Even less than stellar events will be a best effort by performers who may be inexperienced or wanting to put something new in front of an audience.
Fringe festivals exist worldwide as havens for underground and emerging arts scenes and include plays, monologues, poetry, experiential events, dance, comedy and, basically, anything anyone wants to present. Most fringe festivals are un-juried, open to all performers. This openness nurtures the work of both the well-established and the obscure — everyone has an opportunity to participate, whether polished or imperfect. Often, these are performances that wouldn’t support a long run or the cost of renting a large venue, but as small, one-time events, they are exciting and unique.
In its second year, the Nugget Fringe has increased in scope almost two-fold. Performances take place in seven venues, often with overlapping times.
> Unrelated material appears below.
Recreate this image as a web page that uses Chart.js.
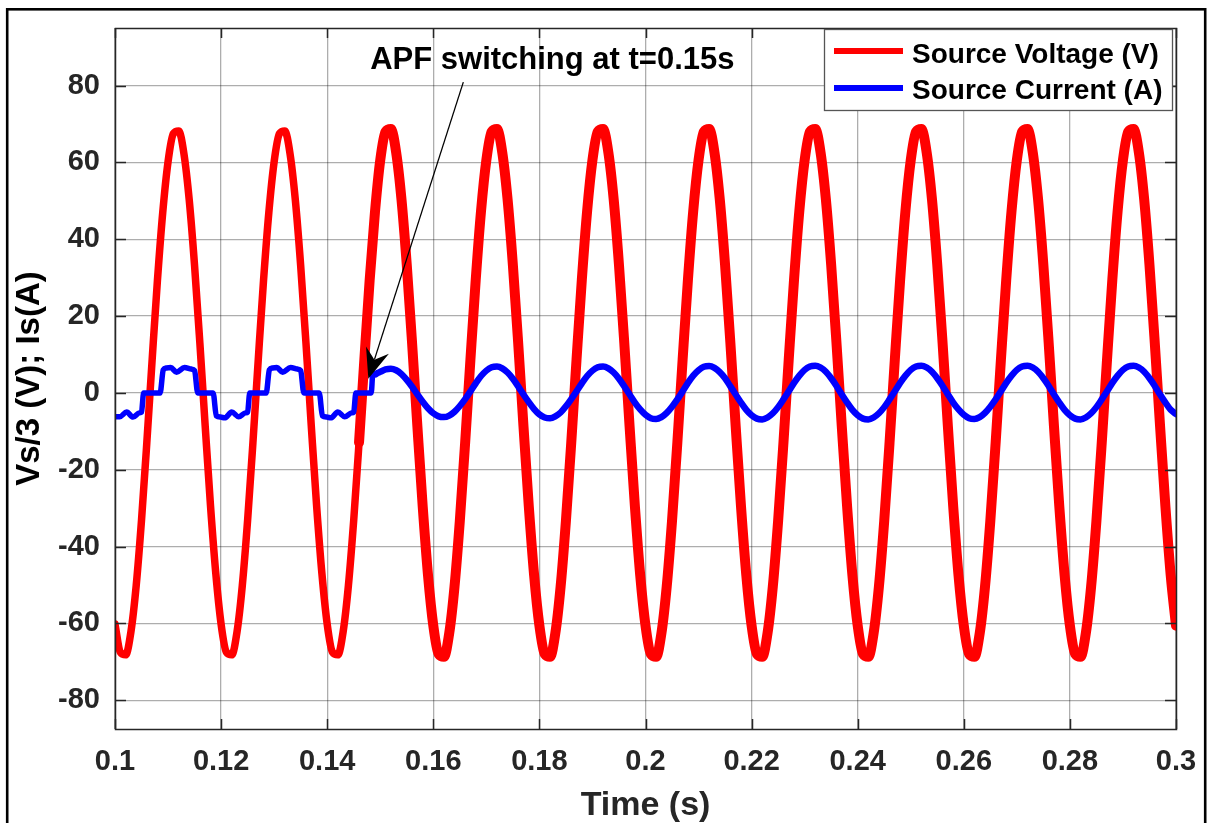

Each is about an hour and vary in price, from free to $35. Most are $10-$15.
Last weekend, I attended three performances at the Off Center Stage. Richard Winters’ tour de force, titled “Sleeping in the Middle of the Bed,” illuminates the travails, fears and revelations of a newly divorced man. Winters is a force of nature, throwing himself around a double bed on an otherwise bare stage, espousing on relationship issues, both happy and sad, that couples traverse.
For “The Three Hour Plays,” various playwrights were given the same subject and three hours to write a play no longer than ten minutes, which were then read and performed by five actors. During the hour-plus show I attended, the talented performers completed seven short plays. Most were quite engaging, and it was interesting to see what a variety of ideas were created from a single subject. Performances next week will have new plays.
“Crossroads” is comprised of two plays, both written by local playwright Robin Wallace. The longer “Tea Rose Room” is a dark comedy about the residents of a board and care home, well acted by the talented cast. The short “This Termination Thing” is nicely done by two actors discussing a life-altering decision.
I then rushed to The Open Book on Maltman Drive for one more show, a songfest by SierraCapella, singers who brought tuneful sounds to the cozy environs, where I bought a tasty beverage and snack from next door’s Sierra Mountain Coffee Roasters.
Next weekend, I’ll attend several more performances. I’m looking forward to seeing Damiian Lang’s “How to Make Love in Traffic.” Last year his show was terrific; it will be interesting to see if he can best himself.
For a stimulating and fun time, attend the Nugget Fringe. Maybe in ten years it will be a destination festival for people from across the country.
Hindi Greenberg loves all kinds of theater and finds the fringe idea, with its eclectic performers and performances, very exciting and thought-provoking.